As trade routes, transport technologies, and economic systems evolved, the age of caravans gradually faded. Khanat, however, did not fall out of use. Its role shifted from hosting traveling caravans to anchoring local commerce. In the 2000s, the site was restored and gradually reintroduced as a heritage and cultural destination — without fully losing its commercial character. This layered continuity is what gives the space its particular atmosphere today.
WHAT MAKES IT SPECIAL
Khanat Caravanserai feels like a structure suspended between eras, and that is precisely its strength. The classic caravanserai layout remains intact: a central courtyard enclosed by brick arcades and rhythmic openings, designed to protect goods, regulate movement, and create order within a dense city.

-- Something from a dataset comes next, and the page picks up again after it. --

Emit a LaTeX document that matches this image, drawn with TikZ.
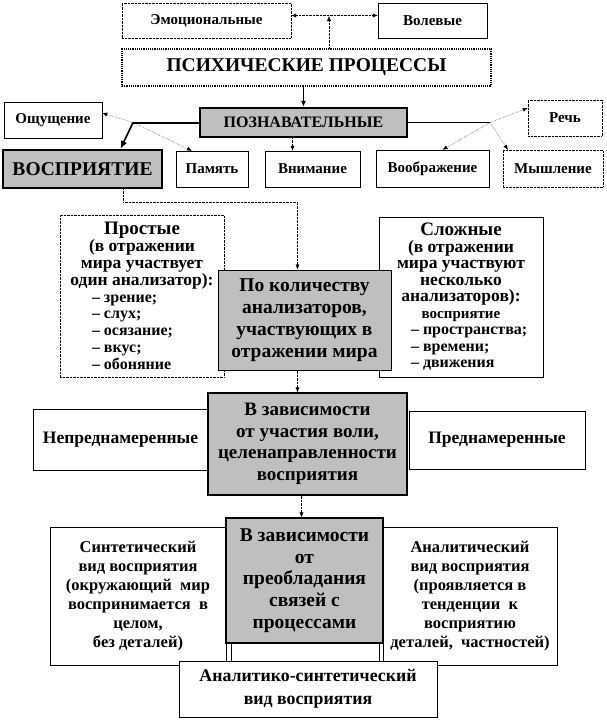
\documentclass[tikz,border=0pt]{standalone}
\usepackage{fontspec}
\setmainfont{Liberation Serif}
\usetikzlibrary{arrows.meta}
\newcommand{\lstitem}[1]{\makebox[100pt][l]{\fontsize{16}{16}\selectfont #1}}

\begin{document}
\begin{tikzpicture}[x=1pt,y=-1pt,
  box/.style={draw, fill=white, align=center, inner sep=1pt, font=\bfseries\fontsize{15}{16}\selectfont},
  dotbox/.style={box, densely dotted},
  graybox/.style={draw, fill=gray!50, line width=1.2pt, align=center, inner sep=1pt, font=\bfseries\fontsize{19}{21.5}\selectfont},
  link/.style={densely dotted, -{Latex[length=5pt,width=4pt]}},
  ]
\useasboundingbox (0,0) rectangle (606,720);

% psychic processes
\node[dotbox, minimum width=169pt, minimum height=35pt] (emo) at (206.5,20.5) {Эмоциональные};
\node[box, minimum width=109pt, minimum height=35pt] (vol) at (432.5,20.5) {Волевые};
\node[dotbox, line width=1.2pt, minimum width=369pt, minimum height=37pt, font=\bfseries\fontsize{19.5}{21}\selectfont] (psy) at (306.5,67.5) {ПСИХИЧЕСКИЕ ПРОЦЕССЫ};
\node[graybox, line width=2.2pt, minimum width=207pt, minimum height=29pt, font=\bfseries\fontsize{16}{17}\selectfont] (pozn) at (303.5,122.5) {ПОЗНАВАТЕЛЬНЫЕ};

\node[box, minimum width=98pt, minimum height=36pt] (oshch) at (53,120) {Ощущение};
\node[dotbox, minimum width=74pt, minimum height=36pt] (rech) at (565,118) {Речь};
\node[graybox, line width=2.2pt, minimum width=159pt, minimum height=38pt, font=\bfseries\fontsize{19.5}{21}\selectfont] (vospr) at (82.5,169) {ВОСПРИЯТИЕ};
\node[box, minimum width=72pt, minimum height=36pt] (pamyat) at (212,169) {Память};
\node[box, minimum width=95pt, minimum height=36pt] (vnim) at (312.5,169) {Внимание};
\node[box, minimum width=113pt, minimum height=37pt] (voobr) at (432.5,168.5) {Воображение};
\node[dotbox, minimum width=100pt, minimum height=37pt] (mysh) at (553,168.5) {Мышление};

% by number of analyzers
\node[dotbox, minimum width=164pt, minimum height=162pt, font=\bfseries\fontsize{17.5}{16.8}\selectfont] (prost) at (142,296)
  {{\fontsize{19}{16.8}\selectfont Простые}\\(в отражении\\мира участвует\\один анализатор):\\
   \lstitem{– зрение;}\\\lstitem{– слух;}\\\lstitem{– осязание;}\\\lstitem{– вкус;}\\\lstitem{– обоняние}};
\node[box, minimum width=164pt, minimum height=160pt, font=\bfseries\fontsize{17.5}{16.5}\selectfont] (slozh) at (461,297)
  {{\fontsize{19}{16.5}\selectfont Сложные}\\(в отражении\\мира участвуют\\несколько\\анализаторов):\\
   {\fontsize{15}{19}\selectfont восприятие}\\\lstitem{– пространства;}\\\lstitem{– времени;}\\\lstitem{– движения}};
\node[graybox, line width=1pt, minimum width=173pt, minimum height=100pt, font=\bfseries\fontsize{19.5}{22}\selectfont] (kolvo) at (304.5,320)
  {По количеству\\анализаторов,\\участвующих в\\отражении мира};

% by will
\node[box, minimum width=175pt, minimum height=61pt, font=\bfseries\fontsize{17.5}{18}\selectfont] (nepred) at (120.5,439.5) {Непреднамеренные};
\node[box, minimum width=176pt, minimum height=58pt, font=\bfseries\fontsize{17.5}{18}\selectfont] (pred) at (497,440) {Преднамеренные};
\node[graybox, minimum width=199pt, minimum height=102pt] (volya) at (307.5,444)
  {В зависимости\\от участия воли,\\целенаправленности\\восприятия};

% by connections
\node[box, minimum width=176pt, minimum height=138pt, font=\bfseries\fontsize{16.5}{19}\selectfont] (sint) at (138,596)
  {Синтетический\\вид восприятия\\(окружающий~ мир\\воспринимается~ в\\целом,\\без деталей)};
\node[box, minimum width=174pt, minimum height=138pt, font=\bfseries\fontsize{16.5}{19}\selectfont] (anal) at (470,596)
  {Аналитический\\вид восприятия\\(проявляется в\\тенденции~ к\\восприятию\\деталей,~ частностей)};
\draw[thin] (231,600) rectangle (379,670);
\node[graybox, minimum width=157pt, minimum height=125pt, font=\bfseries\fontsize{19.5}{21.7}\selectfont] (preobl) at (304.5,580.5)
  {В зависимости\\от\\преобладания\\связей с\\процессами};
\node[box, minimum width=258pt, minimum height=56pt, font=\bfseries\fontsize{17.8}{23}\selectfont] (analsint) at (308,689)
  {Аналитико-синтетический\\вид восприятия};

% connectors
\coordinate (emv) at (329,16);
\coordinate (lj) at (133,122.5);
\coordinate (rj) at (490,122.5);
\draw[link, {Latex[length=5pt,width=4pt]}-{Latex[length=5pt,width=4pt]}] ([yshift=5pt]emo.east) -- ([yshift=5pt]vol.west);
\draw[link] (psy.north -| emv) -- (emv);
\draw[-{Latex[length=6pt,width=5pt]}, line width=1.2pt] (psy.south -| pozn.north) -- (pozn.north);
\draw[line width=2pt] (pozn.west) -- (lj);
\draw[link] (lj) -- ([yshift=7pt]oshch.east);
\draw[line width=1.6pt, -{Latex[length=8pt,width=7pt]}] (lj) -- ([xshift=38pt]vospr.north);
\draw[link] (lj) -- ([xshift=-20pt]pamyat.north);
\draw[link] ([xshift=-20pt]vnim.north |- pozn.south) -- ([xshift=-20pt]vnim.north);
\draw (pozn.east) -- (rj);
\draw[link] (rj) -- ([yshift=10pt]rech.west);
\draw[link] (rj) -- ([xshift=10pt]voobr.north);
\draw[link] (rj) -- ([xshift=-45pt]mysh.north);
\draw[link] ([xshift=41pt]vospr.south) -- ++(0,13) -| ([xshift=-7pt]kolvo.north);
\draw[link] ([xshift=-7pt]kolvo.south) -- ([xshift=-7pt]kolvo.south |- volya.north);
\draw[link] ([xshift=-6pt]volya.south) -- ([xshift=-6pt]volya.south |- preobl.north);
\end{tikzpicture}
\end{document}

The experience is defined by contrast. Outside, modern Tehran moves fast and loud; inside, the courtyard feels enclosed, calm, and measured, as if it still expects caravans to arrive. Yet the reality has changed. Today, Khanat is tied more to local trade and cultural presence than long-distance travel.
What makes Khanat special is not preservation alone, but adaptation. It demonstrates how urban architecture survives by shifting function rather than freezing in time. Khanat is not a museum of the Silk Road; it is a living remnant of it — a place where the logic of caravan trade still shapes space, even after the caravans themselves are gone.